_Source material_.
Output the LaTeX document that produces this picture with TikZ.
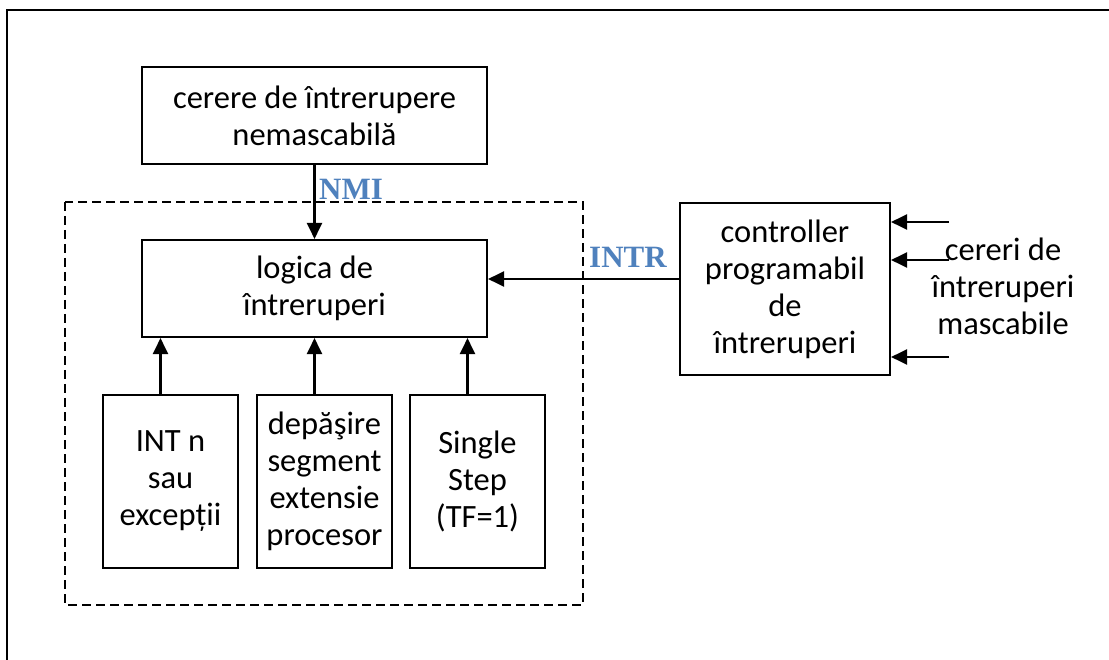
\documentclass[tikz,border=0pt]{standalone}
\usepackage{fontspec}
\setmainfont{Carlito}
\newfontfamily\lblfont{Liberation Serif}
\usetikzlibrary{arrows.meta}
\definecolor{sigblue}{HTML}{4F81BD}

\begin{document}
\begin{tikzpicture}[x=1pt, y=-1pt,
		blk/.style={draw, line width=2.1pt, align=center, inner sep=2pt,
			font=\fontsize{32.5}{37}\selectfont},
		arr/.style={line width=2.1pt, -{Triangle[length=16pt,width=15pt]}},
		sig/.style={text=sigblue, font=\lblfont\fontsize{31}{34}\selectfont\bfseries}]
		\useasboundingbox (0,0) rectangle (1109,660);
		\draw [line width=2.4pt] (7,662) -- (7,10) -- (1111,10);

		% processor frame
		\draw [line width=1.8pt, dash pattern=on 9pt off 5pt] (65,202) rectangle (583,605);

		\node [blk, minimum width=345, minimum height=97] (nmisrc) at (314.5,115.5) {cerere de întrerupere\\nemascabilă};
		\node [blk, minimum width=345, minimum height=97] (logic) at (314.5,288.5) {logica de\\întreruperi};
		\node [blk, minimum width=210, minimum height=172] (pic) at (785,289) {controller\\programabil\\de\\întreruperi};

		\node [blk, minimum width=135, minimum height=173] (intn) at (170.5,481.5) {INT n\\sau\\excepții};
		\node [blk, minimum width=135, minimum height=173] (ovf) at (324.5,481.5) {depăşire\\segment\\extensie\\procesor};
		\node [blk, minimum width=135, minimum height=173] (sstep) at (477.5,481.5) {Single\\Step\\(TF=1)};

		\draw [arr] (nmisrc.south) -- (logic.north);
		\node [sig] (nmi) at (351,189) {NMI};
		\draw [arr] ([yshift=10pt]pic.west) -- ([yshift=10pt]pic.west -| logic.east);
		\node [sig] (intr) at (628,257) {INTR};

		\draw [arr] ([xshift=-10pt]intn.north) -- ([xshift=-10pt]intn.north |- logic.south);
		\draw [arr] ([xshift=-10pt]ovf.north) -- ([xshift=-10pt]ovf.north |- logic.south);
		\draw [arr] ([xshift=-10pt]sstep.north) -- ([xshift=-10pt]sstep.north |- logic.south);

		% maskable requests
		\coordinate (in1) at (949,222);
		\coordinate (in2) at (949,260);
		\coordinate (in3) at (949,357);
		\draw [arr] (in1) -- (in1 -| pic.east);
		\draw [arr] (in2) -- (in2 -| pic.east);
		\draw [arr] (in3) -- (in3 -| pic.east);
		\node [align=center, font=\fontsize{32.5}{37}\selectfont] (reqs) at (1003,286) {cereri de\\întreruperi\\mascabile};

	\end{tikzpicture}
\end{document}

_What to produce_. Please restate the material above line by line, exactly, beginning at its first line and ending with the line that contains "minimum height=173] (sstep)", without any pictures.

_Exercise solution_.
Output the LaTeX document that produces this picture with TikZ.
\documentclass[tikz,border=0pt]{standalone}
\usepackage{fontspec}
\setmainfont{Carlito}
\newfontfamily\lblfont{Liberation Serif}
\usetikzlibrary{arrows.meta}
\definecolor{sigblue}{HTML}{4F81BD}

\begin{document}
\begin{tikzpicture}[x=1pt, y=-1pt,
		blk/.style={draw, line width=2.1pt, align=center, inner sep=2pt,
			font=\fontsize{32.5}{37}\selectfont},
		arr/.style={line width=2.1pt, -{Triangle[length=16pt,width=15pt]}},
		sig/.style={text=sigblue, font=\lblfont\fontsize{31}{34}\selectfont\bfseries}]
		\useasboundingbox (0,0) rectangle (1109,660);
		\draw [line width=2.4pt] (7,662) -- (7,10) -- (1111,10);

		% processor frame
		\draw [line width=1.8pt, dash pattern=on 9pt off 5pt] (65,202) rectangle (583,605);

		\node [blk, minimum width=345, minimum height=97] (nmisrc) at (314.5,115.5) {cerere de întrerupere\\nemascabilă};
		\node [blk, minimum width=345, minimum height=97] (logic) at (314.5,288.5) {logica de\\întreruperi};
		\node [blk, minimum width=210, minimum height=172] (pic) at (785,289) {controller\\programabil\\de\\întreruperi};

		\node [blk, minimum width=135, minimum height=173] (intn) at (170.5,481.5) {INT n\\sau\\excepții};
		\node [blk, minimum width=135, minimum height=173] (ovf) at (324.5,481.5) {depăşire\\segment\\extensie\\procesor};
		\node [blk, minimum width=135, minimum height=173] (sstep) at (477.5,481.5) {Single\\Step\\(TF=1)};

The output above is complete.